D'autre part, la représentante Alexandria Ocasio-Cortez a dénoncé récemment le rôle du lobby des prisons dans l'approbation des lois anti-migrants. La loi Laken Riley, récemment promulguée, profitera directement aux prisons privées en augmentant les arrestations d'immigrés, a expliqué la congressiste.
« Nous assistons à une érosion fondamentale des droits civiques dans ce projet de loi. Si une personne est accusée d’un délit, si quelqu’un veut montrer du doigt et accuser quelqu’un de voler dans un magasin, cette personne sera arrêtée, envoyée dans un camp de détention privé et déportée sans avoir à comparaître devant un tribunal, sans un moment pour faire valoir le privilège d’être innocent jusqu’à ce que sa culpabilité soit prouvée », a déclaré Ocasio-Cortez.

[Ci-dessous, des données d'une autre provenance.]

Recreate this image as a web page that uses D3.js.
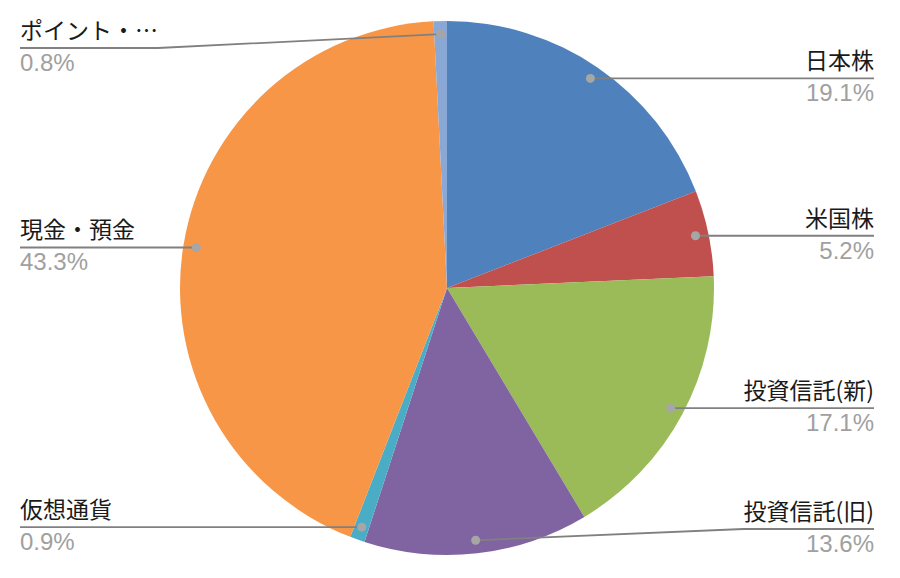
<!DOCTYPE html>
<html><head><meta charset="utf-8">
<script src="https://cdn.jsdelivr.net/npm/d3@7"></script>
<style>html,body{margin:0;padding:0;background:#fff;}svg{display:block;}</style>
</head><body>
<svg id="chart" width="900" height="578"></svg>
<script>
const categories = ["日本株","米国株","投資信託(新)","投資信託(旧)","仮想通貨","現金・預金","ポイント・…"];
const values = [19.1, 5.2, 17.1, 13.6, 0.9, 43.3, 0.8];
const valueLabels = ["19.1%","5.2%","17.1%","13.6%","0.9%","43.3%","0.8%"];
const colors = ["#4F81BD","#C0504D","#9BBB59","#8064A2","#4BACC6","#F79646","#8AA8D6"];

const svg = d3.select("#chart");
const W = 900, H = 578;
const cx = 447, cy = 288, R = 267;
const g = svg.append("g").attr("transform", `translate(${cx},${cy})`);
const data = categories.map((c,i)=>({name:c, value:values[i], label:valueLabels[i], color:colors[i]}));
const pie = d3.pie().value(d=>d.value).sort(null);
const arcs = pie(data);
const arc = d3.arc().innerRadius(0).outerRadius(R);
g.selectAll("path.slice").data(arcs).join("path")
  .attr("class","slice").attr("d", arc).attr("fill", d=>d.data.color);

const dotArc = d3.arc().innerRadius(R*0.951).outerRadius(R*0.951);
const leftX = 20, rightX = 874;
const labelG = svg.append("g");
arcs.forEach(a => {
  const [dx, dy] = dotArc.centroid(a);
  const px = cx + dx, py = cy + dy;
  const mid = (a.startAngle + a.endAngle)/2;
  const right = mid < Math.PI;
  const u = Math.max(48, Math.min(529, py));
  const gg = labelG.append("g");
  const name = gg.append("text").text(a.data.name)
    .attr("x", right ? rightX : leftX).attr("y", u - 9)
    .attr("text-anchor", right ? "end" : "start")
    .attr("font-family", "'Noto Sans CJK JP', sans-serif")
    .attr("font-size", 23).attr("fill", "#1a1a1a");
  const pct = gg.append("text").text(a.data.label)
    .attr("x", right ? rightX : leftX).attr("y", u + 23)
    .attr("text-anchor", right ? "end" : "start")
    .attr("font-family", "'Liberation Sans', Arial, sans-serif")
    .attr("font-size", 24).attr("fill", "#a0a0a0");
  const w = Math.max(name.node().getComputedTextLength(), pct.node().getComputedTextLength());
  const outer = right ? rightX : leftX;
  const elbow = right ? rightX - w : leftX + w;
  const pts = Math.abs(u - py) < 1.5 ? [[outer,u],[px,u]] : [[outer,u],[elbow,u],[px,py]];
  gg.insert("path","text").attr("d", d3.line()(pts))
    .attr("fill","none").attr("stroke","#808080").attr("stroke-width",1.8);
  gg.append("circle").attr("cx", px).attr("cy", Math.abs(u-py)<1.5 ? u : py).attr("r", 4.5).attr("fill","#a6a6a6");
});
</script>
</body></html>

Elle a également avertie que certains législateurs républicains reçoivent des incitations financières pour soutenir ce projet de loi étant donné la propagande intense de cette industrie à Washington.
L'ascension de Rubio n'est pas simplement le résultat de son habilité politique ou de sa rhétorique stridente, c'est un témoignage du pouvoir des lobbies dans la machinerie politique des États-Unis. Des intérêts pro-Israël aux prisons privées, l'actuel secrétaire a tissé un réseau de soutien financier qui ne soutient pas seulement sa carrière, mais dicte aussi son ordre du jour.
Il est l’incarnation du pragmatisme cynique à Washington : un homme dont le programme, comme il l’admet lui-même avec une arrogance presque poétique, ne se finance pas tout seul parce que les contributions de campagne sont la seule monnaie d’échange qui compte.